One of the best things about reading through my growing collection of vintage SF magazines is uncovering forgotten gems like Thomas Wilson's "The Face of the Enemy" (Astounding, August 1952). Wilson's entire career in SF spanned about 6 months in the early '50s, in which time he published three stories in Astounding that were never reprinted or anthologized. "The Face of the Enemy" was the first of these three, and it's surprisingly confident for a first story—one is tempted to suspect that Wilson is a pseudonym for someone better known, though the ISFDB isn't aware of it if he is.

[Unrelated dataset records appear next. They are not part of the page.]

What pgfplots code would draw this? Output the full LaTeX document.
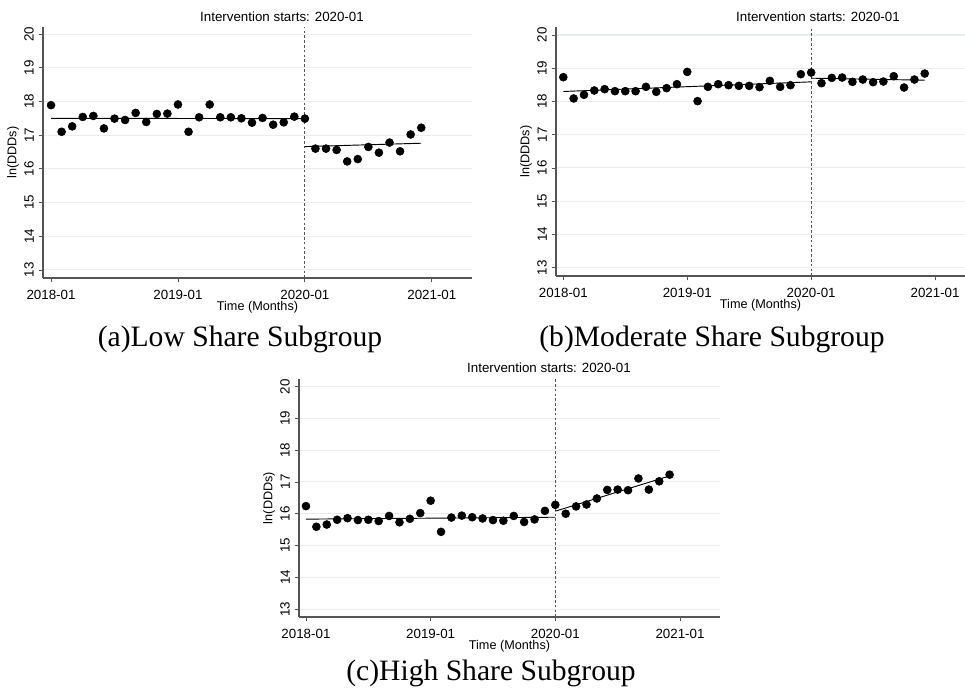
\documentclass[border=0pt]{standalone}
\usepackage{fontspec}
\setmainfont{Liberation Sans}
\newfontfamily\capfont{Liberation Serif}
\usepackage{pgfplots}
\pgfplotsset{compat=1.18}
\definecolor{gridc}{HTML}{E6EFF0}
\definecolor{axc}{HTML}{555555}

% data: month index (0 = 2018-01), ln(DDDs)
\pgfplotsset{
  itsplot/.style={
    scale only axis,
    axis x line*=bottom, axis y line*=left,
    axis line style={-, axc, line width=0.8pt},
    tick style={axc, line width=0.6pt},
    tick align=outside, major tick length=3.2pt,
    ytick={13,...,20}, xtick={0,12,24,36},
    xticklabels={2018-01,2019-01,2020-01,2021-01},
    ymajorgrids, grid style={gridc, line width=0.8pt},
    tick label style={font=\fontsize{10}{12}\selectfont},
    /pgf/number format/assume math mode=true,
    yticklabel style={rotate=90, anchor=south, inner sep=3.5pt},
    xticklabel style={inner sep=1.5pt, yshift=-4pt},
    xlabel={Time (Months)}, ylabel={ln(DDDs)},
    label style={font=\fontsize{9.5}{11}\selectfont},
    xlabel style={at={([yshift=-22pt]axis description cs:0.5,0)}, anchor=center, inner sep=0pt},
    ylabel style={at={([xshift=-22.5pt]axis description cs:0,0.5)}, anchor=center, inner sep=0pt},
    clip=false,
  },
  dots/.style={only marks, mark=*, mark size=3pt, black},
  fit/.style={no marks, black, line width=0.7pt},
  vline/.style={no marks, axc, line width=0.7pt, dash pattern=on 2pt off 1.6pt},
}

\begin{document}
\begin{tikzpicture}
\useasboundingbox (0,0) rectangle (723.75pt,517.5pt);

% ---------- (a) Low share ----------
\begin{axis}[itsplot, at={(32.25pt,309pt)}, anchor=south west,
  width=321.75pt, height=188.25pt,
  xmin=-0.76, xmax=39.8, ymin=12.76, ymax=20.21]
\addplot[vline] coordinates {(24,12.76) (24,20.21)};
\addplot[fit] coordinates {(0,17.50) (24,17.49)};
\addplot[fit] coordinates {(24,16.66) (35,16.76)};
\addplot[dots] coordinates {
(0,17.89) (1,17.10) (2,17.26) (3,17.54) (4,17.57) (5,17.20) (6,17.49) (7,17.45)
(8,17.66) (9,17.39) (10,17.63) (11,17.64) (12,17.91) (13,17.10) (14,17.53) (15,17.91)
(16,17.53) (17,17.53) (18,17.50) (19,17.37) (20,17.51) (21,17.31) (22,17.38) (23,17.55)
(24,17.49) (25,16.60) (26,16.60) (27,16.56) (28,16.22) (29,16.29) (30,16.65) (31,16.48)
(32,16.78) (33,16.52) (34,17.02) (35,17.22)};
\end{axis}

% ---------- (b) Moderate share ----------
\begin{axis}[itsplot, at={(417pt,310.5pt)}, anchor=south west,
  width=306.75pt, height=186.75pt,
  xmin=-0.71, xmax=38.9, ymin=12.75, ymax=20.24]
\addplot[vline] coordinates {(24,12.75) (24,20.24)};
\addplot[fit] coordinates {(0,18.30) (24,18.59)};
\addplot[fit] coordinates {(24,18.70) (35,18.64)};
\addplot[dots] coordinates {
(0,18.73) (1,18.09) (2,18.20) (3,18.33) (4,18.37) (5,18.31) (6,18.31) (7,18.31)
(8,18.44) (9,18.29) (10,18.40) (11,18.52) (12,18.89) (13,18.01) (14,18.44) (15,18.52)
(16,18.49) (17,18.47) (18,18.47) (19,18.43) (20,18.62) (21,18.44) (22,18.49) (23,18.82)
(24,18.87) (25,18.55) (26,18.71) (27,18.72) (28,18.59) (29,18.66) (30,18.58) (31,18.60)
(32,18.76) (33,18.42) (34,18.66) (35,18.84)};
\end{axis}

% ---------- (c) High share ----------
\begin{axis}[itsplot, at={(224.25pt,54.75pt)}, anchor=south west,
  width=315.75pt, height=178.5pt,
  xmin=-0.67, xmax=39.85, ymin=12.75, ymax=20.24]
\addplot[vline] coordinates {(24,12.75) (24,20.24)};
\addplot[fit] coordinates {(0,15.83) (24,15.89)};
\addplot[fit] coordinates {(24,16.08) (35,17.19)};
\addplot[dots] coordinates {
(0,16.24) (1,15.59) (2,15.66) (3,15.81) (4,15.86) (5,15.80) (6,15.81) (7,15.77)
(8,15.93) (9,15.73) (10,15.84) (11,16.02) (12,16.41) (13,15.43) (14,15.88) (15,15.94)
(16,15.89) (17,15.85) (18,15.80) (19,15.78) (20,15.93) (21,15.74) (22,15.82) (23,16.09)
(24,16.28) (25,16.00) (26,16.23) (27,16.29) (28,16.48) (29,16.75) (30,16.76) (31,16.74)
(32,17.11) (33,16.76) (34,17.02) (35,17.23)};
\end{axis}

% titles and captions
\begin{scope}[every node/.style={inner sep=0pt}]
\node[font=\fontsize{10}{12}\selectfont] at (211.5pt,504.75pt) {Intervention starts: 2020-01};
\node[font=\fontsize{10}{12}\selectfont] at (613.5pt,504.75pt) {Intervention starts: 2020-01};
\node[font=\fontsize{10}{12}\selectfont] at (411.75pt,241.5pt) {Intervention starts: 2020-01};
\node[font=\capfont\fontsize{22.2}{26}\selectfont] at (180pt,263.25pt) {(a)Low Share Subgroup};
\node[font=\capfont\fontsize{22.2}{26}\selectfont] at (534pt,263.25pt) {(b)Moderate Share Subgroup};
\node[font=\capfont\fontsize{22.2}{26}\selectfont] at (368.25pt,12.75pt) {(c)High Share Subgroup};
\end{scope}
\end{tikzpicture}
\end{document}
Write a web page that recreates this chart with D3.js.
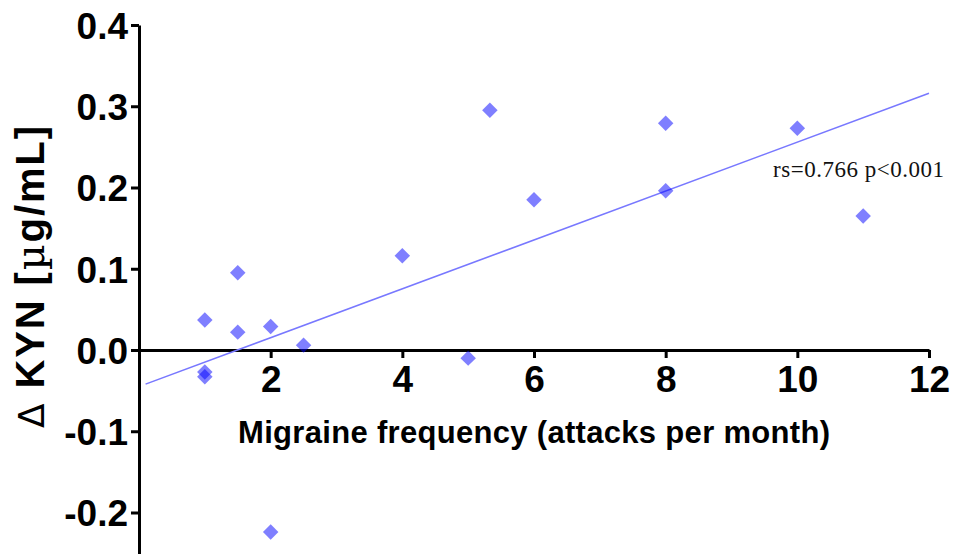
<!DOCTYPE html>
<html>
<head>
<meta charset="utf-8">
<script src="https://cdn.jsdelivr.net/npm/d3@7"></script>
<style>
  body { margin: 0; background: #fff; }
  svg { display: block; }
</style>
</head>
<body>
<script>
// attacks per month vs change in KYN
var freq = [1, 1, 1, 1.5, 1.5, 2, 2, 2.5, 4, 5, 5.33, 6, 8, 8, 10, 11];
var dKyn = [0.037, -0.027, -0.033, 0.095, 0.022, 0.029, -0.224, 0.006, 0.116, -0.010, 0.295, 0.185, 0.279, 0.196, 0.273, 0.165];
// regression line end points
var fitX = [0.1, 12];
var fitY = [-0.042, 0.316];
var xTicks = [2, 4, 6, 8, 10, 12];
var yTicks = [-0.2, -0.1, 0.0, 0.1, 0.2, 0.3, 0.4];
var statText = "rs=0.766 p<0.001";

var width = 955, height = 554;

var svg = d3.select("body").append("svg")
    .attr("width", width)
    .attr("height", height);

var x = d3.scaleLinear().domain([0, 12]).range([139, 929]);
var y = d3.scaleLinear().domain([0, 0.4]).range([350, 25]);

var fmt = d3.format(".1f");

// y axis, runs off the bottom
var yAxis = svg.append("g")
    .attr("transform", "translate(" + x(0) + ",0)")
    .call(d3.axisLeft(y.copy().domain([-0.27, 0.4]).range([y(-0.27), y(0.4)]))
      .tickValues(yTicks)
      .tickFormat(function(d) { return fmt(d).replace("\u2212", "-"); })
      .tickSize(8)
      .tickSizeOuter(0)
      .tickPadding(3));

var xAxis = svg.append("g")
    .attr("transform", "translate(0," + y(0) + ")")
    .call(d3.axisBottom(x)
      .tickValues(xTicks)
      .tickFormat(d3.format("d"))
      .tickSize(8)
      .tickSizeOuter(0)
      .tickPadding(8));

[xAxis, yAxis].forEach(function(g) {
  g.select(".domain").attr("stroke", "#000").attr("stroke-width", 3);
  g.selectAll(".tick line").attr("stroke", "#000").attr("stroke-width", 3);
  g.selectAll(".tick text")
    .attr("fill", "#000")
    .style("font-family", "Liberation Sans, Arial, sans-serif")
    .style("font-weight", "bold")
    .style("font-size", "37px");
});
yAxis.selectAll(".tick text").attr("dy", "0.36em");

// fit line
svg.append("line")
    .attr("x1", x(fitX[0])).attr("y1", y(fitY[0]))
    .attr("x2", x(fitX[1])).attr("y2", y(fitY[1]))
    .attr("stroke", "#7878ff")
    .attr("stroke-width", 1.6);

// diamonds
var sym = d3.symbol().type(d3.symbolSquare).size(120);
svg.append("g")
  .selectAll("path")
  .data(d3.range(freq.length))
  .enter().append("path")
    .attr("d", sym)
    .attr("transform", function(i) {
      return "translate(" + x(freq[i]) + "," + y(dKyn[i]) + ") rotate(45)";
    })
    .attr("fill", "#0000ff")
    .attr("fill-opacity", 0.5);

// stats
svg.append("text")
    .attr("x", 773).attr("y", 177)
    .attr("textLength", 171)
    .style("font-family", "Liberation Serif, serif")
    .style("font-size", "23px")
    .attr("fill", "#111")
    .text(statText);

// x title
svg.append("text")
    .attr("x", 238).attr("y", 443)
    .attr("textLength", 592)
    .style("font-family", "Liberation Sans, Arial, sans-serif")
    .style("font-weight", "bold")
    .style("font-size", "31px")
    .text("Migraine frequency (attacks per month)");

// y title
var yt = svg.append("text")
    .attr("transform", "translate(44,277) rotate(-90)")
    .attr("text-anchor", "middle")
    .attr("textLength", 302)
    .style("font-family", "Liberation Sans, Arial, sans-serif")
    .style("font-weight", "bold")
    .style("font-size", "40px");
yt.append("tspan").style("font-weight", "normal").style("font-family", "DejaVu Sans, sans-serif").style("font-size", "36px").text("\u0394");
yt.append("tspan").text(" KYN [");
yt.append("tspan").style("font-weight", "normal").style("font-family", "DejaVu Serif, serif").text("\u00b5");
yt.append("tspan").text("g/mL]");
</script>
</body>
</html>
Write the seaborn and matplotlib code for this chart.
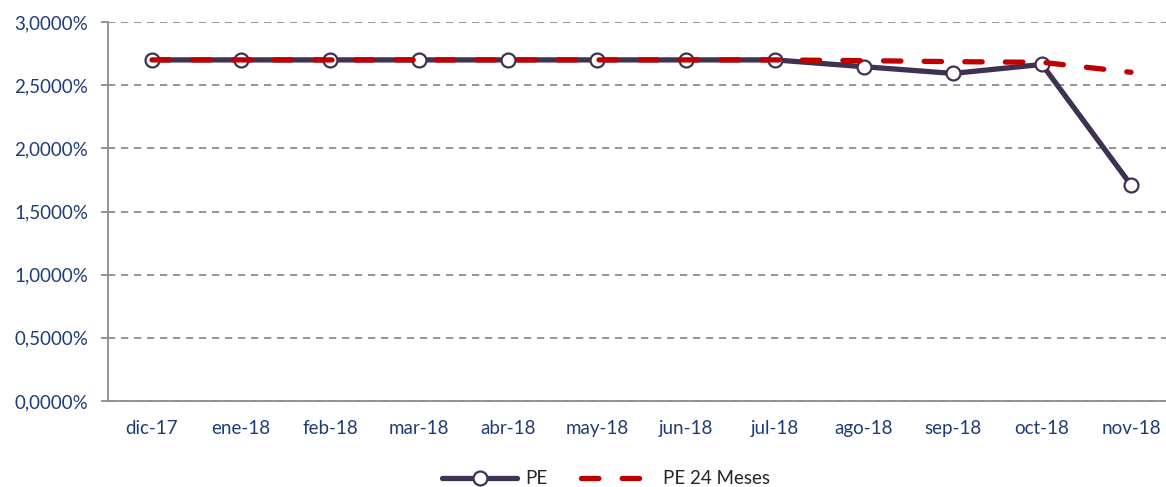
import numpy as np
import pandas as pd
import matplotlib
matplotlib.use("Agg")
import matplotlib.pyplot as plt
import seaborn as sns
from matplotlib.ticker import FuncFormatter

months = ["dic-17", "ene-18", "feb-18", "mar-18", "abr-18", "may-18",
          "jun-18", "jul-18", "ago-18", "sep-18", "oct-18", "nov-18"]
pe = [2.70, 2.70, 2.70, 2.70, 2.70, 2.70, 2.70, 2.70, 2.646, 2.593, 2.664, 1.710]
pe24 = [2.70, 2.70, 2.70, 2.70, 2.70, 2.70, 2.70, 2.70, 2.694, 2.686, 2.681, 2.602]

sns.set_theme(style="white")
plt.rcParams['font.family'] = ['Lato', 'DejaVu Sans']

df = pd.DataFrame({"mes": months, "PE": pe, "PE 24 Meses": pe24})

fig = plt.figure(figsize=(11.66, 4.87), dpi=100)
ax = fig.add_axes([107.5 / 1166, 1 - 401 / 487, (1175.5 - 107.5) / 1166, (401 - 22) / 487])

sns.lineplot(data=df, x="mes", y="PE", sort=False, ax=ax, color="#3F3151",
             linewidth=3.8, marker="o", markersize=10, markerfacecolor="white",
             markeredgecolor="#3F3151", markeredgewidth=1.6, label="PE", zorder=3)
sns.lineplot(data=df, x="mes", y="PE 24 Meses", sort=False, ax=ax, color="#C00000",
             linewidth=3.8, label="PE 24 Meses", zorder=4)
ax.lines[1].set_dashes([3.3, 4.4])
ax.lines[1].set_dash_capstyle("round")

ax.set_xlim(-0.5, 11.5)
ax.set_ylim(0, 3.0)
ax.set_yticks(np.arange(0, 3.01, 0.5))
ax.yaxis.set_major_formatter(FuncFormatter(lambda v, p: f"{v:.4f}%".replace(".", ",")))
ax.set_xlabel("")
ax.set_ylabel("")

ax.grid(axis="y", color="#8C8C8C", linestyle=(0, (4, 3.2)), linewidth=1.3)
ax.grid(axis="x", visible=False)
for s in ["top", "right"]:
    ax.spines[s].set_visible(False)
for s in ["left", "bottom"]:
    ax.spines[s].set_color("#8C8C8C")
    ax.spines[s].set_linewidth(1.3)

ax.set_xticks(np.arange(-0.5, 12, 1), minor=True)
ax.tick_params(axis="x", which="major", length=0, pad=14, labelsize=13.5, labelcolor="#1F3C78")
ax.tick_params(axis="x", which="minor", length=5, width=1.3, color="#8C8C8C", direction="out")
ax.tick_params(axis="y", which="major", length=5, width=1.3, color="#8C8C8C", direction="out",
               left=True, labelsize=13.5, labelcolor="#1F3C78", pad=9)

ax.get_legend().remove()
handles, labels = ax.get_legend_handles_labels()
leg = fig.legend(handles, labels, loc="center", bbox_to_anchor=(0.52, 0.017), ncol=2,
                 frameon=False, fontsize=13.5, handlelength=4.0, columnspacing=1.8,
                 handletextpad=0.4)
for t in leg.get_texts():
    t.set_color("#262626")

fig.savefig("out.png", dpi=100)
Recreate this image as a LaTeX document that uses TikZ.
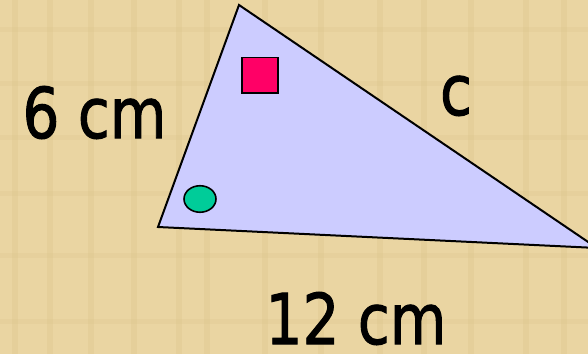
\documentclass[tikz,border=0pt]{standalone}
\usepackage{fontspec}
\setmainfont{DejaVu Sans}
\newfontfamily\lblfont[FakeBold=1.6]{DejaVu Sans}
\usetikzlibrary{shapes.geometric}
\definecolor{parch}{HTML}{EAD5A2}
\definecolor{parchdark}{HTML}{DCC48C}
\definecolor{trifill}{HTML}{CCCCFF}
\definecolor{sqfill}{HTML}{FF0066}
\definecolor{elfill}{HTML}{00CC99}
\tikzset{
  lbl/.style={anchor=base, inner sep=0pt, font=\fontsize{70}{70}\lblfont, xscale=0.83, transform shape},
  mark shape/.style={draw=black, line width=1.6pt}
}
\begin{document}
\begin{tikzpicture}[x=1pt,y=1pt]
\useasboundingbox (0,0) rectangle (588,354);
\fill[parch] (0,0) rectangle (588,354);
\begin{scope}
\clip (0,0) rectangle (588,354);
\foreach \xx in {12,47,88,131,176,204,262,318,377,421,468,523,561}{
  \fill[parchdark, opacity=0.35] (\xx,0) rectangle ++(6,354);
}
\foreach \yy in {30,96,158,214,268,322}{
  \fill[parchdark, opacity=0.25] (0,\yy) rectangle ++(588,5);
}
\coordinate (A) at (239,349);
\coordinate (B) at (158,127);
\coordinate (C) at (597,106);
\filldraw[fill=trifill, draw=black, line width=2pt, line join=miter] (A) -- (B) -- (C) -- cycle;
\end{scope}
\node[mark shape, fill=sqfill, minimum width=36pt, minimum height=35.5pt, inner sep=0pt] (sq) at (260,278.8) {};
\node[mark shape, fill=elfill, ellipse, minimum width=32pt, minimum height=26.5pt, inner sep=0pt] (el) at (200,155) {};
\node[lbl] (six) at (94.5,216) {6 cm};
\node[lbl] (twelve) at (356,10) {12 cm};
\node[lbl] (c) at (456,239) {c};
\end{tikzpicture}
\end{document}
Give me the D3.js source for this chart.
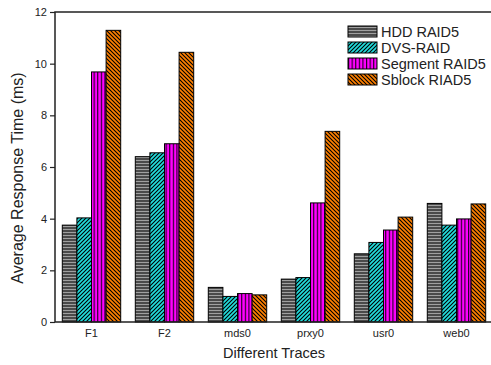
<!DOCTYPE html>
<html>
<head>
<meta charset="utf-8">
<script src="https://cdn.jsdelivr.net/npm/d3@7"></script>
<style>
  body { margin: 0; background: #fff; }
  text { font-family: "Liberation Sans", Arial, sans-serif; fill: #222; }
</style>
</head>
<body>
<svg id="chart" width="491" height="365"></svg>
<script>
// values
const traces = ['F1', 'F2', 'mds0', 'prxy0', 'usr0', 'web0'];
const seriesNames = ['HDD RAID5', 'DVS-RAID', 'Segment RAID5', 'Sblock RIAD5'];
const hddRaid5 = [3.75, 6.40, 1.34, 1.66, 2.64, 4.59];
const dvsRaid = [4.03, 6.55, 0.99, 1.72, 3.08, 3.75];
const segmentRaid5 = [9.68, 6.90, 1.10, 4.61, 3.56, 3.99];
const sblockRiad5 = [11.29, 10.44, 1.05, 7.38, 4.06, 4.57];
const yTicks = [0, 2, 4, 6, 8, 10, 12];

const series = [hddRaid5, dvsRaid, segmentRaid5, sblockRiad5];

const svg = d3.select('#chart');
const plotL = 55, plotR = 493, plotT = 12, plotB = 322;

const x = d3.scaleBand().domain(traces).range([plotL, plotR]).paddingInner(0.2).paddingOuter(0.1);
const xs = d3.scaleBand().domain(d3.range(4)).range([0, x.bandwidth()]);
const y = d3.scaleLinear().domain([0, 12]).range([plotB, plotT]);

// hatch patterns
const defs = svg.append('defs');
function pat(id, w, h, bg, draw) {
    const p = defs.append('pattern').attr('id', id)
        .attr('patternUnits', 'userSpaceOnUse').attr('width', w).attr('height', h);
    p.append('rect').attr('width', w).attr('height', h).attr('fill', bg);
    draw(p);
}
pat('p0', 6, 3, '#4a4a4a', p => p.append('line').attr('x1', 0).attr('x2', 6).attr('y1', 1.5).attr('y2', 1.5)
    .attr('stroke', '#a0a0a0').attr('stroke-width', 1));
pat('p1', 4, 4, '#22dddd', p => {
    p.append('path').attr('d', 'M-1,1 l2,-2 M0,4 l4,-4 M3,5 l2,-2').attr('stroke', '#000').attr('stroke-width', 1.1);
});
pat('p2', 3.6, 6, '#ff00ff', p => p.append('line').attr('x1', 0.6).attr('x2', 0.6).attr('y1', 0).attr('y2', 6)
    .attr('stroke', '#000').attr('stroke-width', 1));
pat('p3', 4, 4, '#ff8000', p => {
    p.append('path').attr('d', 'M-1,3 l2,2 M0,0 l4,4 M3,-1 l2,2').attr('stroke', '#000').attr('stroke-width', 1.1);
});

// bars
const groups = svg.append('g').selectAll('g')
    .data(series)
    .enter().append('g');

groups.selectAll('rect')
    .data((s, si) => s.map((v, i) => ({ v: v, i: i, si: si })))
    .enter().append('rect')
    .attr('x', d => x(traces[d.i]) + xs(d.si))
    .attr('y', d => y(d.v))
    .attr('width', xs.bandwidth())
    .attr('height', d => y(0) - y(d.v))
    .attr('fill', d => 'url(#p' + d.si + ')')
    .attr('stroke', '#000')
    .attr('stroke-width', 1);

// frame
svg.append('path')
    .attr('d', `M${plotL},${plotB}V${plotT}H${plotR + 2}M${plotL},${plotB}H${plotR + 2}`)
    .attr('fill', 'none').attr('stroke', '#222').attr('stroke-width', 1.5);

// y axis
const yAxis = svg.append('g').attr('transform', `translate(${plotL},0)`)
    .call(d3.axisLeft(y).tickValues(yTicks).tickSize(5).tickPadding(3));
yAxis.select('.domain').remove();
yAxis.selectAll('line').attr('stroke', '#222').attr('stroke-width', 1.2);
yAxis.selectAll('text').attr('font-size', 11).attr('fill', '#222')
    .style('font-family', '"Liberation Sans", Arial, sans-serif');

// x labels
svg.append('g').selectAll('text')
    .data(traces)
    .enter().append('text')
    .attr('x', d => x(d) + x.bandwidth() / 2)
    .attr('y', 337)
    .attr('text-anchor', 'middle')
    .attr('font-size', 11)
    .text(d => d);

// axis titles
svg.append('text')
    .attr('x', 274).attr('y', 358)
    .attr('text-anchor', 'middle').attr('font-size', 14.5)
    .text('Different Traces');
svg.append('text')
    .attr('transform', 'translate(23,178) rotate(-90)')
    .attr('text-anchor', 'middle').attr('font-size', 16)
    .text('Average Response Time (ms)');

// legend
const legend = svg.append('g').selectAll('g')
    .data(seriesNames)
    .enter().append('g')
    .attr('transform', (d, i) => `translate(348,${26 + i * 16})`);
legend.append('rect')
    .attr('width', 29).attr('height', 11)
    .attr('fill', (d, i) => 'url(#p' + i + ')')
    .attr('stroke', '#000').attr('stroke-width', 1);
legend.append('text')
    .attr('x', 33).attr('y', 10.5)
    .attr('font-size', 14.5)
    .text(d => d);
</script>
</body>
</html>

The story opens on a shocking scene—the apparent suicide by ray-gun of the chaplain of an interstellar ship. Chaplain Alciabiades Smith of the Interstellar Patrol is discovered shortly after a night of uncharacteristic debauchery in an alien city. But something about the minister's death doesn't sit right with Lt. Ferd Brazil, who launches an investigation into Smith's last hours. His investigation leads him to ask some tough questions about the idyllic society of the alien Kelani, which is one of those SF utopias beneath which something unpleasant must always lurk. Several members of Brazil's crew don't trust the Kelani, and are particularly wary of Kel, the science-cum-religion that governs their planet:
"[The Kelani] civilization was ready to reach for the stars when we on Terra had barely discovered atomics. Then came Kel, a blight on a field of rich wheat. Overnight technology stagnated, population has declined to the present billion plus, science has decayed. Their ancient cities hang abandoned like rotten fruit. The planets are pleasure resorts, their glory forgotten. All of their energy and drive are channeled into fields which yield the sterile harvest of sensuality and pleasure. Art, yes; music, yes. They have become a great artistic race, if you can call art without soul great."The socialism of Kel is hedonistic and egalitarian, but also disturbingly conformist, and Wilson sets it up in opposition to Smith's improbably named faith in "Believism." This is an individualistic, even capitalistic heir of Christianity, embodying both the brimstone and the work ethic of Puritanism. The story's cold war dichotomy is fairly plain—American ideals distilled into Believism; Communism represented by Kel—but the story's depiction of the conflict as a clash of religious systems is somewhat surprising. The story's conclusion, which reveals the full extent of the Kelani plot, serves to underscore the story's paranoia. Wilson likens Kel to an interstellar virus, and the closing paragraphs of his story make a religious argument for the will to explore. Though the story is very much a product of its era, it's also aged remarkably well, and its warning against complacency is timely in any decade.